Work instructions
Using the data below, copy every line that contains the word "size".

## Begin Supplied data

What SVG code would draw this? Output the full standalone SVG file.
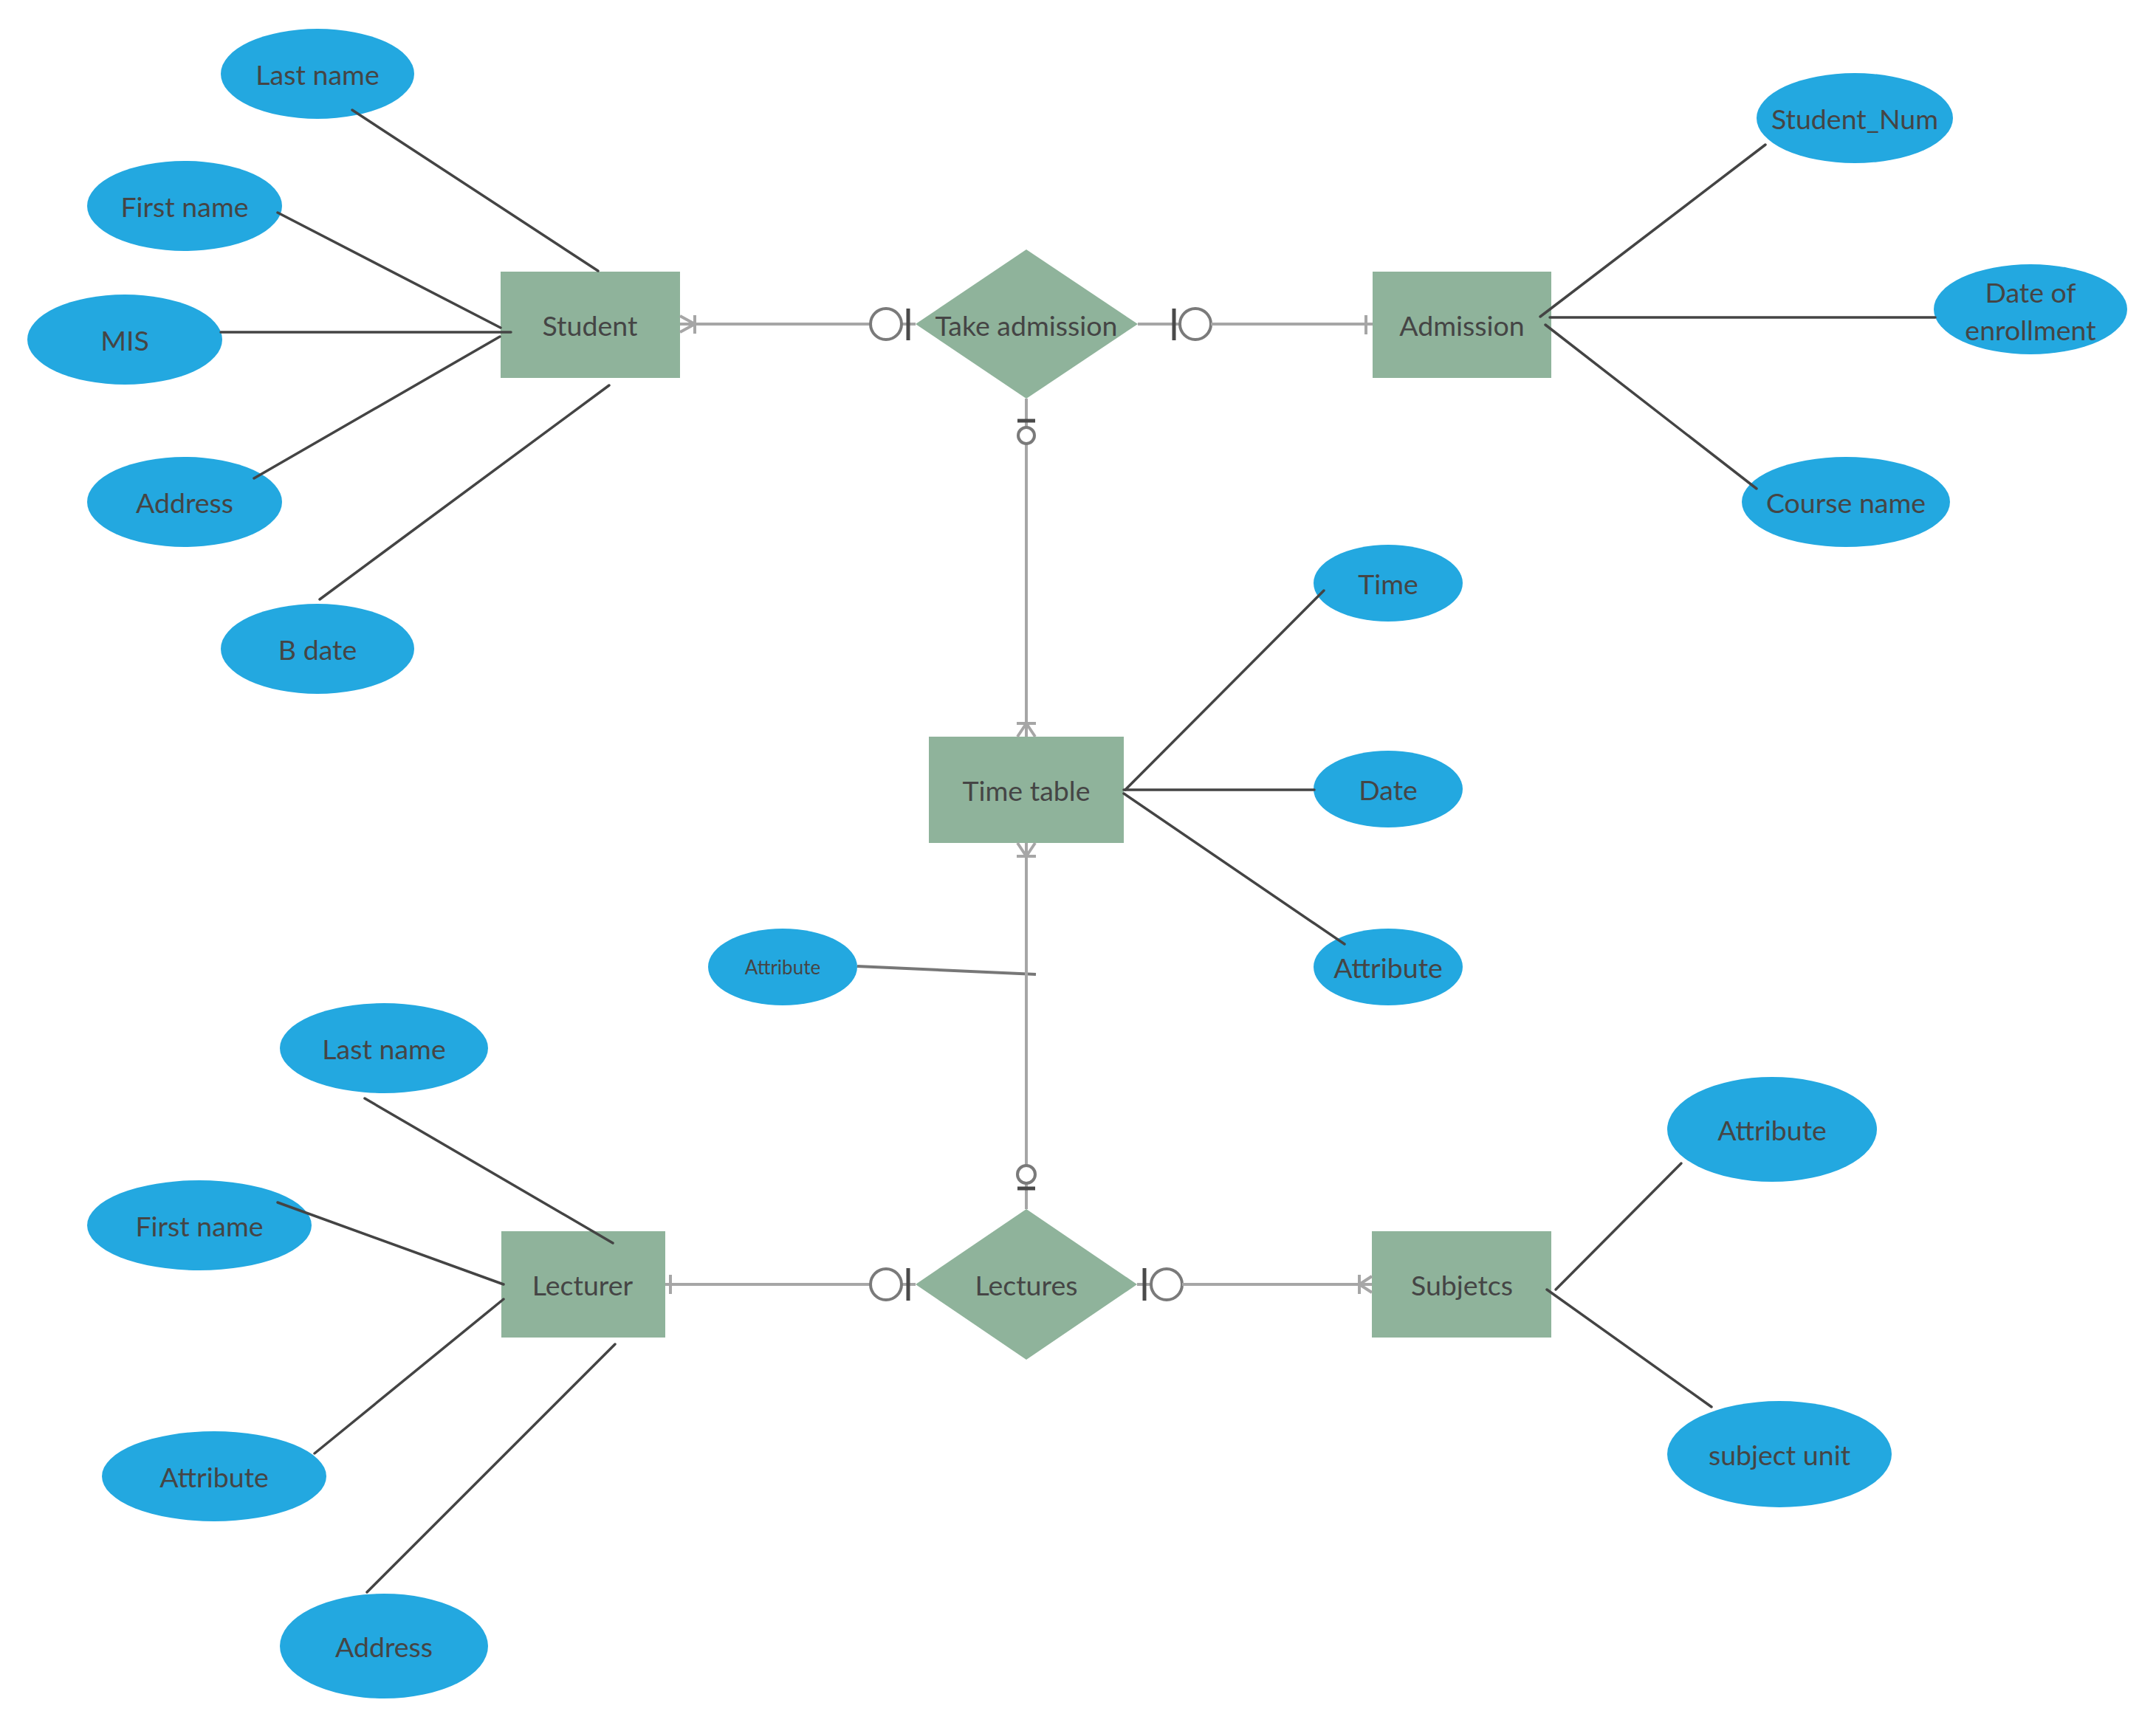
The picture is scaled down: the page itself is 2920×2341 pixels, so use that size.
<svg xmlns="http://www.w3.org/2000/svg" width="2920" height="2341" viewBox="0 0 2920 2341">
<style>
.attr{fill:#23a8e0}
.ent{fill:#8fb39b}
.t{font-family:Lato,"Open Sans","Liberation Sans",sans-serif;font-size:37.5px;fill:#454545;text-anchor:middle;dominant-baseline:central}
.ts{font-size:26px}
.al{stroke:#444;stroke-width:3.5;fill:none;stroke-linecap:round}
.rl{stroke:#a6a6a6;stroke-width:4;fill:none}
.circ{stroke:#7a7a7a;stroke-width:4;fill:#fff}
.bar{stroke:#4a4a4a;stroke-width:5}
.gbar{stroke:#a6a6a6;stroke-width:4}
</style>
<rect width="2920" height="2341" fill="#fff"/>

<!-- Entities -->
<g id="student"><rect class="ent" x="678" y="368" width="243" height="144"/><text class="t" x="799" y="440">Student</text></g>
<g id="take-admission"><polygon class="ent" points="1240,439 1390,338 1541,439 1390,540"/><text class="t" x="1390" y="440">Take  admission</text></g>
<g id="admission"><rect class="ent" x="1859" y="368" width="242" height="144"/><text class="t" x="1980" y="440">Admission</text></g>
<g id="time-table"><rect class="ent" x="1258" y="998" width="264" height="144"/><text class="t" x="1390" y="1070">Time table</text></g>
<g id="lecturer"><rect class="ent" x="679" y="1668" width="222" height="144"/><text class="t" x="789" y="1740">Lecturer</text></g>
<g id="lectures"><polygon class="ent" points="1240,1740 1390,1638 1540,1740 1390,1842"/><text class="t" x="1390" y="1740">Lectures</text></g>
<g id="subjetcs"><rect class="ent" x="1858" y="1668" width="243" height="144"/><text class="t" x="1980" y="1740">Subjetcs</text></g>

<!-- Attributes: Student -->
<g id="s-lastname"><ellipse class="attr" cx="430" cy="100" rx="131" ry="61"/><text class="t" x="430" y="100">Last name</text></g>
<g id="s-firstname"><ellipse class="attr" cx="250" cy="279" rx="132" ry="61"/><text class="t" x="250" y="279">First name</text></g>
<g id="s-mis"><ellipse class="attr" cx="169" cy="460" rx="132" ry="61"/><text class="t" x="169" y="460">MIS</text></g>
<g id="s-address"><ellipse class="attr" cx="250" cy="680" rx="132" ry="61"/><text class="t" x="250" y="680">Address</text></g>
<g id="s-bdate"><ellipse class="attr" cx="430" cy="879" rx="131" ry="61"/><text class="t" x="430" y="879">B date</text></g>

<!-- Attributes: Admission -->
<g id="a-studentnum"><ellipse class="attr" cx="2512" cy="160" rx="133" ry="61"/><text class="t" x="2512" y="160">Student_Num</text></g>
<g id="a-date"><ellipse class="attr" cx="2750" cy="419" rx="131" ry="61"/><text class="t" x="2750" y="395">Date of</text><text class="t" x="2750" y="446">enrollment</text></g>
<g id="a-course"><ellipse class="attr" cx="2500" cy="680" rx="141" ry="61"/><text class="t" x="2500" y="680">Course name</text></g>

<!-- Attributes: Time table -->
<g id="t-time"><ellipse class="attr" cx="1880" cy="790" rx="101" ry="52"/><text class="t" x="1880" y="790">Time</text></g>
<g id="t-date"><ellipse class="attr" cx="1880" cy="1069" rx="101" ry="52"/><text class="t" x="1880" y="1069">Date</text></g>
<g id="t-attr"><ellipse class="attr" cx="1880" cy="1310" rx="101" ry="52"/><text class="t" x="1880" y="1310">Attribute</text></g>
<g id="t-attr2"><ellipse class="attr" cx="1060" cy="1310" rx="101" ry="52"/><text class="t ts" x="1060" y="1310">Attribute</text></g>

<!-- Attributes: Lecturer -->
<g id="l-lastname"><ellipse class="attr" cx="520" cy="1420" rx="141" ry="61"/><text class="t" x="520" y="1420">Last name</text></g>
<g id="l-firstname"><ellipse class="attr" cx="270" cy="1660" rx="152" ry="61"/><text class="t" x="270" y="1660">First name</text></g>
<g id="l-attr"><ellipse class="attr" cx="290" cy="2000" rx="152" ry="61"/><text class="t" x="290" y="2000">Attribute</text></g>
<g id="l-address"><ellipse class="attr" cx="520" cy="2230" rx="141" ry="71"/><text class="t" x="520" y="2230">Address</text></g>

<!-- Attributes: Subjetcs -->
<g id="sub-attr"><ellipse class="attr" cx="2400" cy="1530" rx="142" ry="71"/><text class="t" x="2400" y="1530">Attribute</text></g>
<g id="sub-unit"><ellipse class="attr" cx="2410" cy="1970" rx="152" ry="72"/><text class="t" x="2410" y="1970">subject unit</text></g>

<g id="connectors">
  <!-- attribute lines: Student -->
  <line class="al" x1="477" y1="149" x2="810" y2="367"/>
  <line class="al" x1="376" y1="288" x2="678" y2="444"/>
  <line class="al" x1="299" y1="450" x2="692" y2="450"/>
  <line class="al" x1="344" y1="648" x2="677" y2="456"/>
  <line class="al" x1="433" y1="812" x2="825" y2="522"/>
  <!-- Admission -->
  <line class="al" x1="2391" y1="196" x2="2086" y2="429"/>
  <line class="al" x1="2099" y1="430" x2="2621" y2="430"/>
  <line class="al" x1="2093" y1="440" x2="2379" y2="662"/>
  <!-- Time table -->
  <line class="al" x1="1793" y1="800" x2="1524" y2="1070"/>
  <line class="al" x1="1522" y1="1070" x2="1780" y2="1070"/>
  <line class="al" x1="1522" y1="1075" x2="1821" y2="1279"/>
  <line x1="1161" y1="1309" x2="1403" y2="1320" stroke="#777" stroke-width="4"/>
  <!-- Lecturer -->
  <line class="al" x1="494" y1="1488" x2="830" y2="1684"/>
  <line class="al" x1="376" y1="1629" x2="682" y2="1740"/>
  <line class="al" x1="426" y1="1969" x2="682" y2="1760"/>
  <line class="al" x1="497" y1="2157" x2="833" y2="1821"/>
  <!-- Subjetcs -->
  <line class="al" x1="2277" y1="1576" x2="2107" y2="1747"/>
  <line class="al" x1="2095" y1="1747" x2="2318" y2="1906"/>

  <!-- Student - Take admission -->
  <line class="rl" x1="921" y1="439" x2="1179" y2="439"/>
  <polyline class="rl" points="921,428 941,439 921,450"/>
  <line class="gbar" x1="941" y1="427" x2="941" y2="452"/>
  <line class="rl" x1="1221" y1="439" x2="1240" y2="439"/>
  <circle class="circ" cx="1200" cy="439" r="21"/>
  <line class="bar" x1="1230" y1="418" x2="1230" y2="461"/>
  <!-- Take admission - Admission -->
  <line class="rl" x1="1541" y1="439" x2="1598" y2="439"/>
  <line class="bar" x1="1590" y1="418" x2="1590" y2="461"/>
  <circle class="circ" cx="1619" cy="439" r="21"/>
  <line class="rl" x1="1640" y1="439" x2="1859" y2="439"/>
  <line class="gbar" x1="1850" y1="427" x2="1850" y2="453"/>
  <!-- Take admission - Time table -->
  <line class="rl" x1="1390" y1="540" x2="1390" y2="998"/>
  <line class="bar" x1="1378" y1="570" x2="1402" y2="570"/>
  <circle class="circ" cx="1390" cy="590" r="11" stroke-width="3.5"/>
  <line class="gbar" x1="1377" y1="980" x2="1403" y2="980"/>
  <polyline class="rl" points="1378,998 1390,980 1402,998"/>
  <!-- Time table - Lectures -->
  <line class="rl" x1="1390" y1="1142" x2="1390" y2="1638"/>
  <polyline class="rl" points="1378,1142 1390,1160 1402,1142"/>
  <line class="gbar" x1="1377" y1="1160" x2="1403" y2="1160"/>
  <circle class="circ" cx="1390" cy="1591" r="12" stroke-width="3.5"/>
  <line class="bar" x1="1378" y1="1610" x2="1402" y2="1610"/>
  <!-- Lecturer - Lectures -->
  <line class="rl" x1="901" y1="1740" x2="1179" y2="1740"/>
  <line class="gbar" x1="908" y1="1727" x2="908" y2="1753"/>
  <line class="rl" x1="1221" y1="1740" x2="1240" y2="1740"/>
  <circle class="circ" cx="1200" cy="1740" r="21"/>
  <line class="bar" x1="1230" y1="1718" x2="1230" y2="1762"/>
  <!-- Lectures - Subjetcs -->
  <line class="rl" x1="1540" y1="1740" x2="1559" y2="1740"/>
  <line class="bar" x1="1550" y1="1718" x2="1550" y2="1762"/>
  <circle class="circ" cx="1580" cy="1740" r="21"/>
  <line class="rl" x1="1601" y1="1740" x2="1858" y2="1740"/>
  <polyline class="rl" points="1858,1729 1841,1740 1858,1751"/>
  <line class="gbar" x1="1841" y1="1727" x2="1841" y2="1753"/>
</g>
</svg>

## End Supplied data

Written response
The picture is scaled down: the page itself is 2920×2341 pixels, so use that size.
.t{font-family:Lato,"Open Sans","Liberation Sans",sans-serif;font-size:37.5px;fill:#454545;text-anchor:middle;dominant-baseline:central}
.ts{font-size:26px}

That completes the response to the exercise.